The crackdown risks encouraging Russians to seek counterfeit cigarettes and drinks, according to tobacco companies and alcohol industry analysts. Illegal sales of vodka — which is priced as little as $1 for a half-liter (0.13 gallon) — will rise to 60 percent from 35 percent of the market by 2014, according to the Center for Federal and Regional Alcohol Market Studies. Illicit tobacco trade may expand to 40 percent of the market from 1 percent, the lobby group Tabakprom estimates.

Prime Minister Dmitry Medvedev on Oct. 16 railed at Philip Morris International Inc., British American Tobacco, Japan Tobacco Inc. and Imperial Tobacco Group, blaming them for addicting millions of children and women to cigarettes since the early 1990s. The four companies control 93 percent of the $19.5- billion Russian tobacco market. Thirty-nine percent of Russians smoke regularly, according to the World Health Organization.

Five foreign-owned companies hold more than 80 percent of the beer market in Russia — Baltika Breweries, part of Carlsberg, Anheuser-Busch InBev, Heineken, Andalou Efes Biracilik & Malt Sanayii and SABMiller. The alcohol market in Russia, which is 24 percent vodka and 51 percent beer, is worth $34.4 billion according to Euromonitor, a consumer research company.

Russian vodka sales will decline 4 percent by 2016 and beer sales will remain stagnant over the period, Euromonitor predicts.

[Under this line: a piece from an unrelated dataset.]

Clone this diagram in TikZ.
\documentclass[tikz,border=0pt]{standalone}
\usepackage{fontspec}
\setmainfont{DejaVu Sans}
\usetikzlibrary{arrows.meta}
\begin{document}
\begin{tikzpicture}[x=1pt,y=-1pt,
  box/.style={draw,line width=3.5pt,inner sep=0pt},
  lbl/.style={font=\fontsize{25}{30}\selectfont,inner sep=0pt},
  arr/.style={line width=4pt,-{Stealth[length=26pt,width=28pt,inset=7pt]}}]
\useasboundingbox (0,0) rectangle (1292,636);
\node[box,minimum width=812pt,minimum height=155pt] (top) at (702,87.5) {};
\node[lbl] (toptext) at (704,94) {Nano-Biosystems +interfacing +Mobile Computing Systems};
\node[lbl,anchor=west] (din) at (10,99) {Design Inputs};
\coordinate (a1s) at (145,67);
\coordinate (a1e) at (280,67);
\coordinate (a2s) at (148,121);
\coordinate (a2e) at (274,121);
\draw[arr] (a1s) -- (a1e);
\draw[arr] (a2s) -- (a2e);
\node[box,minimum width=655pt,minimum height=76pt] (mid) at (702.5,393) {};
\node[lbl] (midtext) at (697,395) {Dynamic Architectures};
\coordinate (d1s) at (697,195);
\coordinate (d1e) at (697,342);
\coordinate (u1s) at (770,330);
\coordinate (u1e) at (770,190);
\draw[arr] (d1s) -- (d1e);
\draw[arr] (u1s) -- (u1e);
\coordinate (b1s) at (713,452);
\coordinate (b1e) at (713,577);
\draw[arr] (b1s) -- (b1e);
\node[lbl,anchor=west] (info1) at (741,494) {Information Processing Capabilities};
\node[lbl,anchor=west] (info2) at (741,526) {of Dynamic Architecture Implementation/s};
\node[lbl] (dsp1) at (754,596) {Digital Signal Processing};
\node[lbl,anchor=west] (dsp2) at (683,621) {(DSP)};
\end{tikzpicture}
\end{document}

Russia this year increased the minimum price of a half-liter of vodka to 125 rubles ($4) and plans to raise it to 200 rubles by 2015, according to the government daily, Rossiiskaya Gazeta. Beer duties were increased threefold in 2010 and will be six times higher in 2015 than in 2009.

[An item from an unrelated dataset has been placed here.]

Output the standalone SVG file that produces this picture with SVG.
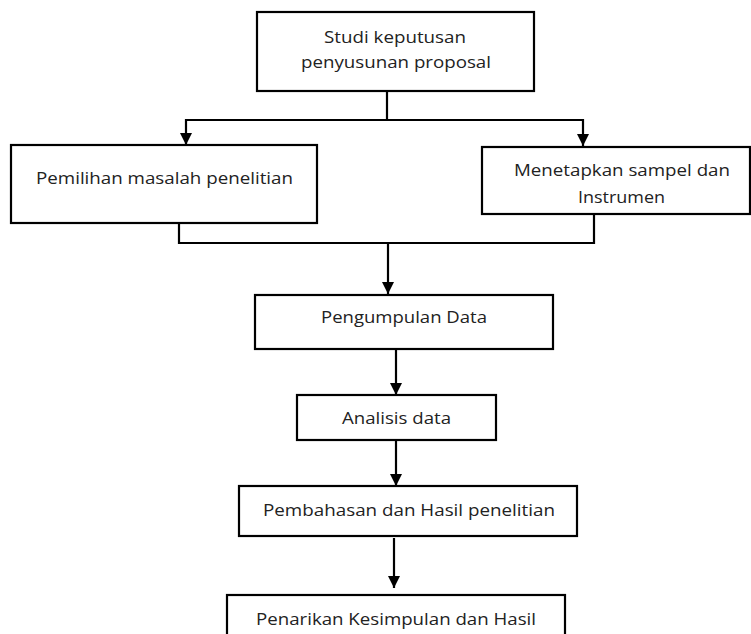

The Health Ministry says smoking levels may be cut in half as a result of the anti-tobacco law and planned tax increases for cigarettes in Russia, where a pack of Marlboros sells for about $2. The aim is to bring prices to European levels by 2015.

Russia cut alcohol consumption to 15 liters (4 gallons) from 18 liters per capita in the last two years, Deputy Prime Minister Viktor Zubkov said in December. The government wants to reduce it to at least 8 liters by 2020, the WHO's accepted consumption level.

"We aren't banning people from smoking or drinking," Deputy Health Minister Sergei Velmyaikin said in an interview. "We're just implementing a package of measures to stop extremely aggressive marketing which hooks people on very harmful products."

Gorbachev, who came to power in 1985, started an anti- alcohol campaign that cut the production of vodka and other spirits by as much as 40 percent within a year, uprooted vineyards, restricted sales and increased prices. Russians compensated by producing "samogon" or moonshine at home, according to a study last year by Stanford University.

The campaign ended in 1988 after eroding Gorbachev's popularity and spawning a series of jokes about him. Yeltsin, who was known for appearing drunk in public, stepped down in 1999, nominating Putin, a non-smoking judo black belt, as his successor.

The government last year banned alcohol sales between 11 p.m. and 8 a.m., as well as drinking alcohol in public places. In July, it outlawed beer advertising on television, radio, billboards and Internet and from January 1, kiosks won't be able to sell beer.

The average Russian, including women and youths, drank 77 liters (20.3 gallons) of beer, 9 liters of spirit and 7 liters of wine in 2011, Euromonitor data shows. One in five Russian men die from harmful use of alcohol, the Geneva-based WHO says.

"We are used to smoking, drinking, eating a poor diet and doing little sport and then falling ill, and expect to be operated on or take pills to get better," Nikolai Gerasimenko, deputy head of the lower house of parliament's health committee, said in an interview. "That's got to stop."